Wspaniałe zwycięstwo Pedrosy w Barcelonie oddala go od obecnego lidera o zaledwie 7 punktów. Jeśli uda mu się dobrze pojechać podczas zbliżającego się wyścigu w Donington Park, może on znaleźć się na pierwszym miejscu w klasyfikacji ogólnej.
Stonera od lidera dzieli 50 punktów, a Lorenza po nie zdobyciu żadnych punktów na torach Mugello i Catalunya – 48. Burgess mówi: „Nie można nic przesądzać, ale patrząc na punktację, nie trudno zauważyć, że Stonerowi i Lorenzo ciężko będzie dogonić 2 pierwsze miejsca.
Jak powiedział sam Casey – tak długo jak Dani i Valentino kończą wyścigi przed nim on też musi kończyć pierwszy, żeby zmniejszyć dystans.
Ma on naprawdę długa drogę do przebycia od bezpunktowej jazdy na Le Mans i kiepskich wyników na Jerez.
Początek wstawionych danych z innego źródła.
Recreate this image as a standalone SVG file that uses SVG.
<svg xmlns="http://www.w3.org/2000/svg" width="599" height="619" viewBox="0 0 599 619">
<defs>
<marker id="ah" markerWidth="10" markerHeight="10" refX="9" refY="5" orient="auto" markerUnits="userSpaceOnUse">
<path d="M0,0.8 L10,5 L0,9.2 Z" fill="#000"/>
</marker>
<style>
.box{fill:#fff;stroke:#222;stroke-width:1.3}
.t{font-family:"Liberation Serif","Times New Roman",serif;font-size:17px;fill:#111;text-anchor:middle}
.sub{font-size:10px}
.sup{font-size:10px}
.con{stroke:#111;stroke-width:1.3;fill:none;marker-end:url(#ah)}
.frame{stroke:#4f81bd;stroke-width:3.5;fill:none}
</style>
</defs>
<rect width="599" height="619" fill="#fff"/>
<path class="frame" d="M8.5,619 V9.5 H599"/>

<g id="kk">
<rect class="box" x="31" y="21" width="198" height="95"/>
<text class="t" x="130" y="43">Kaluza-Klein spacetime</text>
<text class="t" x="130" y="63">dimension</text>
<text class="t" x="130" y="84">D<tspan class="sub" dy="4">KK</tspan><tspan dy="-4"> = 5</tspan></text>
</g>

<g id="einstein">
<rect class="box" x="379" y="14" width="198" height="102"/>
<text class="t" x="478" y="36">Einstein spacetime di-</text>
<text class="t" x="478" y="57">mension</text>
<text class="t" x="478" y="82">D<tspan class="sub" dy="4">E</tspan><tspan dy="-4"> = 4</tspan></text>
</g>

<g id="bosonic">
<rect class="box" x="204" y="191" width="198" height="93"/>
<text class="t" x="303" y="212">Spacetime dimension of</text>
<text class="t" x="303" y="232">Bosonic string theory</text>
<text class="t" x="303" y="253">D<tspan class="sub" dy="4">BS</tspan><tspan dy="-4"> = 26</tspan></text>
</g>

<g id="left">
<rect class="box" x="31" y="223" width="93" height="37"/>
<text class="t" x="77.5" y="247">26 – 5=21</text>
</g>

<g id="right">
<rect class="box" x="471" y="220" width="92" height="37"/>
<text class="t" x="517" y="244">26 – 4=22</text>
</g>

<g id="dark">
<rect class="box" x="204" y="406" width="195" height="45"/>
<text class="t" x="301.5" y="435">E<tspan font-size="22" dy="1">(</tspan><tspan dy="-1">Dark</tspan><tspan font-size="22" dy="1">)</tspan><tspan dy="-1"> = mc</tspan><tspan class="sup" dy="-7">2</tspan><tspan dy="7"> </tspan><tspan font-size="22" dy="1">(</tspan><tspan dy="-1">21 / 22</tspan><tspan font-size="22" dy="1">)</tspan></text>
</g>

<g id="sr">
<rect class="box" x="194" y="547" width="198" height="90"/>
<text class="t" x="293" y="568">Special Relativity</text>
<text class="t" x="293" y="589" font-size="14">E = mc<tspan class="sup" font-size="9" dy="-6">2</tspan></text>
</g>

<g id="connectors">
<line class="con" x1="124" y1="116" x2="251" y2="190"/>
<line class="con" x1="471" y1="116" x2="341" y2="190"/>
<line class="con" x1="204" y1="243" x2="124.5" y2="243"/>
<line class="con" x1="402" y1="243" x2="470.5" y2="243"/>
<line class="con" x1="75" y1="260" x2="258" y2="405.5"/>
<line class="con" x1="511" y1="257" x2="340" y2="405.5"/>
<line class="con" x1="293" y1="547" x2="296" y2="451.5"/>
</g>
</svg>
Uważam, że nie tylko walka miedzy Danim a Valentino będzie ciekawa, ale również walka między Casey’em a Jorge. Jeśli któremuś z przodu pójdzie źle, nie wykluczone, że Stoner albo Lorenzo wskoczą do pierwszej 2.”
Burgess dodaje również: „Valentno wygrał 3, a Dani 2 razy, więc mamy więcej punktów. Liczymy na to, że nasza ciężka praca podczas następnych wyścigów pozwoli nam utrzymać prowadzenie.
Przez kilka pierwszych wyścigów było nam bardzo ciężko, ale znaleźliśmy rozwiązanie na nasze problemy. Valentino pokazał każdemu, kogo wyprzedził, jak się jeździ.
Jak na razie wydaje się, że walka o zwycięstwo będzie się toczyła tylko między dwiema osobami, jednak nigdy nic nie wiadomo.”